A pretty interesting article in the Star Tribune about workplace discrimination against fat people.
Roehling has interviewed dozens of heavy people about their job-hunting experiences. One woman told him that she sat at a job interview and watched in horror as her interviewer wrote in big letters across the top of her résumé: “TOO FAT.”
Discrimination is especially acute in workplaces where a premium is placed on personal appearance, such as executive-level positions, sales, public relations and other areas where client contact is key, said Mary Story, a University of Minnesota professor who studies obesity.
In a 1990 study of several hundred people by University of Vermont professor Esther Rothblum, the heaviest were most likely to report they’d been denied benefits including health insurance because of their size. Many said they had been fired or threatened with dismissal for weight reasons.
Women suffer the greatest unfairness, she said. “They don’t have to weigh very much for employment discrimination to kick in.”
Rothblum once showed a set of identical résumés to a group of students. Half the résumés stated that the fictitious female job seeker was 120 pounds. The other half put her weight at 180 pounds. She asked the students to rate the woman’s professional competence and suggest her appropriate salary range.
The 180-pound woman scored dramatically lower. “The amazing thing about that experiment,” Rothblum said, “is that, actually, 180 pounds is not that heavy. Imagine what larger people experience. I think fat people underestimate how much of their daily encounters are different because of their weight.”
The article also attempts to justify the discrimination by pointing to a RAND study which found that obese people spend more on health care than smokers or chronic drinkers, leading to higher health care costs of hiring obese workers. From what I can tell, the Rand study in question is pretty flawed.

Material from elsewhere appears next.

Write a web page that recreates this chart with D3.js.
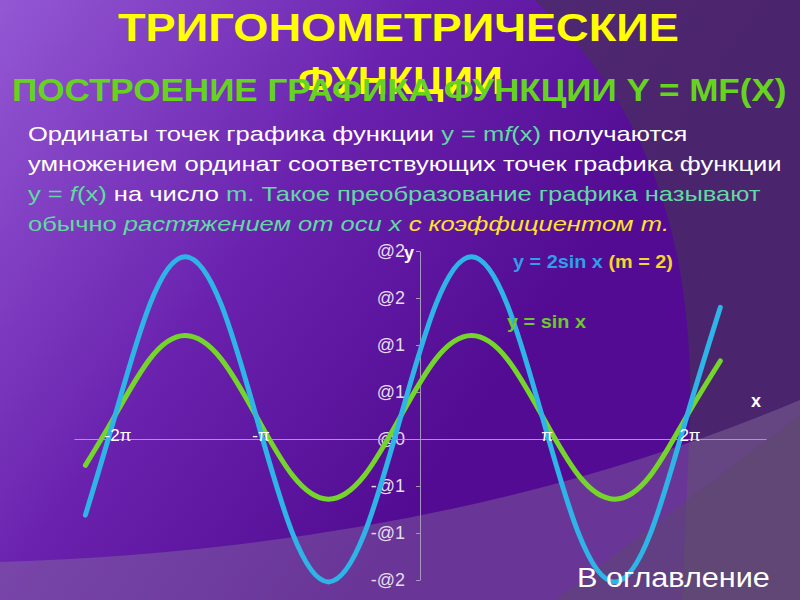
<!DOCTYPE html>
<html lang="ru">
<head>
<meta charset="UTF-8">
<title>Тригонометрические функции</title>
<script src="https://d3js.org/d3.v7.min.js"></script>
<style>
  body { margin: 0; background: #5a1a98; }
  svg { display: block; font-family: "Liberation Sans", Arial, sans-serif; }
</style>
</head>
<body>
<svg id="svg" width="800" height="600"></svg>
<script>
    // x positions in multiples of pi
    const xPi = [-2.2, -2, -1.75, -1.5, -1.25, -1, -0.75, -0.5, -0.25, 0, 0.25, 0.5, 0.75, 1, 1.25, 1.5, 1.75, 2, 2.24];
    // y = sin x (green) and y = 2sin x (blue), in axis units
    const sinVals = [-0.28, 0.23, 0.85, 1.10, 0.85, 0.23, -0.39, -0.64, -0.39, 0.23, 0.85, 1.10, 0.85, 0.23, -0.39, -0.64, -0.39, 0.23, 0.83];
    const twoSinVals = [-0.81, 0.21, 1.43, 1.94, 1.43, 0.21, -1.01, -1.52, -1.01, 0.21, 1.43, 1.94, 1.43, 0.21, -1.01, -1.52, -1.01, 0.21, 1.40];

    const yTicks = [2, 1.5, 1, 0.5, 0, -0.5, -1, -1.5];
    const yTickLabels = ["@2", "@2", "@1", "@1", "@0", "-@1", "-@1", "-@2"];
    const xTicks = [-2, -1, 1, 2];
    const xTickLabels = ["-2π", "-π", "π", "2π"];
    const xAxisExtent = [-2.28, 2.56];
    const yAxisAt = 0.14;

    const TEAL = "#62d9a4", WHITE = "#ffffff", YEL = "#ffe22e";
    const paragraph = [
        [["Ординаты точек графика функции ", WHITE], ["y = m", TEAL], ["f", TEAL, true], ["(x)", TEAL], [" получаются", WHITE]],
        [["умножением ординат соответствующих точек графика функции", WHITE]],
        [["y = ", TEAL], ["f", TEAL, true], ["(x)", TEAL], [" на число ", WHITE], ["m", TEAL], [". Такое преобразование графика называют", TEAL]],
        [["обычно ", TEAL], ["растяжением от оси x ", TEAL, true], ["с коэффициентом m.", YEL, true]]
    ];

    const svg = d3.select("#svg");
    const W = 800, H = 600;

    // background
    const defs = svg.append("defs");
    const bg = defs.append("linearGradient").attr("id", "bg")
        .attr("x1", 0).attr("y1", 0).attr("x2", 0.75).attr("y2", 0.4);
    bg.append("stop").attr("offset", 0).attr("stop-color", "#9458d4");
    bg.append("stop").attr("offset", 0.55).attr("stop-color", "#6a22ae");
    bg.append("stop").attr("offset", 1).attr("stop-color", "#520b92");
    svg.append("rect").attr("width", W).attr("height", H).attr("fill", "url(#bg)");

    svg.append("path")
        .attr("d", "M535,0 C630,90 695,210 690,420 L682,600 L800,600 L800,0 Z")
        .attr("fill", "#4a2e62").attr("opacity", 0.75);
    svg.append("path")
        .attr("d", "M0,562 Q450,548 800,400 L800,600 L0,600 Z")
        .attr("fill", "#8c78a0").attr("opacity", 0.4);
    svg.append("path")
        .attr("d", "M555,600 L800,415 L800,600 Z")
        .attr("fill", "#5a4a68").attr("opacity", 0.45);

    // text helper: stretch horizontally so the line spans a given width
    function stretched(parent, segs, x, y, size, weight, width) {
        const g = parent.append("g");
        const t = g.append("text").attr("font-size", size).attr("font-weight", weight || "normal");
        segs.forEach(s => {
            t.append("tspan").text(s[0]).attr("fill", s[1]).attr("font-style", s[2] ? "italic" : "normal");
        });
        const w = t.node().getBBox().width;
        const sx = width ? width / w : 1;
        g.attr("transform", `translate(${x},${y}) scale(${sx},1)`);
        return sx;
    }

    // titles
    stretched(svg, [["ТРИГОНОМЕТРИЧЕСКИЕ", "#ffff00"]], 118, 41, 39, "bold", 561);
    stretched(svg, [["ФУНКЦИИ", "#ffff00"]], 298, 94, 39, "bold", 205);
    stretched(svg, [["ПОСТРОЕНИЕ ГРАФИКА ФУНКЦИИ Y = MF(X)", "#66d41e"]], 12, 101, 31, "bold", 775);

    // paragraph, one stretch factor taken from the longest line
    const para = svg.append("g");
    const baseY = [141, 171, 201, 231];
    const sx = stretched(para, paragraph[1], 28, baseY[1], 20, "normal", 754);
    [0, 2, 3].forEach(i => {
        const g = para.append("g").attr("transform", `translate(28,${baseY[i]}) scale(${sx},1)`);
        const t = g.append("text").attr("font-size", 20);
        paragraph[i].forEach(s => t.append("tspan").text(s[0]).attr("fill", s[1]).attr("font-style", s[2] ? "italic" : "normal"));
    });

    // scales
    const x = d3.scaleLinear().domain([-2, 2]).range([114, 686]);
    const y = d3.scaleLinear().domain([-1.5, 2]).range([580, 251]);
    const xAxisScale = d3.scaleLinear().domain(xAxisExtent).range(xAxisExtent.map(x));

    const axisColor = "#a898bc";
    const gy = svg.append("g").attr("transform", `translate(${x(yAxisAt)},0)`)
        .call(d3.axisLeft(y).tickValues(yTicks).tickFormat((d, i) => yTickLabels[i]).tickSize(4).tickSizeOuter(0).tickPadding(11));
    gy.select(".domain").attr("stroke", axisColor).attr("stroke-width", 1);
    gy.selectAll(".tick line").attr("stroke", axisColor);
    gy.selectAll("text").attr("fill", "#e4dcee").attr("font-size", 18)
        .attr("font-family", "Liberation Sans, Arial, sans-serif");

    const gx = svg.append("g").attr("transform", `translate(0,${y(0)})`)
        .call(d3.axisBottom(xAxisScale).tickValues(xTicks).tickFormat((d, i) => xTickLabels[i]).tickSize(0));
    gx.select(".domain").attr("stroke", axisColor).attr("stroke-width", 1);
    gx.selectAll("text").remove();

    // curves
    const line = d3.line().x((d, i) => x(xPi[i])).y(d => y(d)).curve(d3.curveNatural);
    svg.append("path").datum(sinVals).attr("d", line)
        .attr("fill", "none").attr("stroke", "#74d62a").attr("stroke-width", 5).attr("stroke-linecap", "round");
    svg.append("path").datum(twoSinVals).attr("d", line)
        .attr("fill", "none").attr("stroke", "#2eb4e6").attr("stroke-width", 5).attr("stroke-linecap", "round");

    // x tick labels sit on top of the curves
    svg.append("g").selectAll("text").data(xTicks).join("text")
        .attr("x", d => x(d) + 4).attr("y", y(0) + 2)
        .attr("text-anchor", "middle").attr("font-size", 17).attr("fill", "#ffffff")
        .text((d, i) => xTickLabels[i]);

    // labels
    const lab = svg.append("g").attr("font-weight", "bold");
    lab.append("text").attr("x", 404).attr("y", 259).attr("font-size", 18).attr("fill", "#fff").text("y");
    lab.append("text").attr("x", 751).attr("y", 407).attr("font-size", 18).attr("fill", "#fff").text("x");
    stretched(svg, [["y = 2sin x ", "#2f9fe8"], ["(m = 2)", "#f2d62a"]], 513, 268, 18, "bold", 160);
    stretched(svg, [["y = sin x", "#6cc92a"]], 507, 328, 18, "bold", 79);

    stretched(svg, [["В оглавление", "#ffffff"]], 577, 587, 27, "normal", 193);
</script>
</body>
</html>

- The study doesn’t account for ways in which obesity might be an effect of, rather than a cause of, chronic health conditions. Many health conditions can lead to large weight gains, either directly, as a side effect of medication, or through decreased exercise. It’s incorrect to count these instances as cases in which obesity causes disease, but that’s what the RAND study does.
- Due to massive discrimination against fat people, it wouldn’t surprise me if obese people were more likely to seek treatment for depression. But if so, the cause may be prejudice against fat people, and not fatness itself.
- Obese people are extremely likely to see doctors and take medications as part of weight-loss plans. This shouldn’t be counted as equivalent to the way smokers are more likely to need cancer treatments – but that’s what the RAND study does.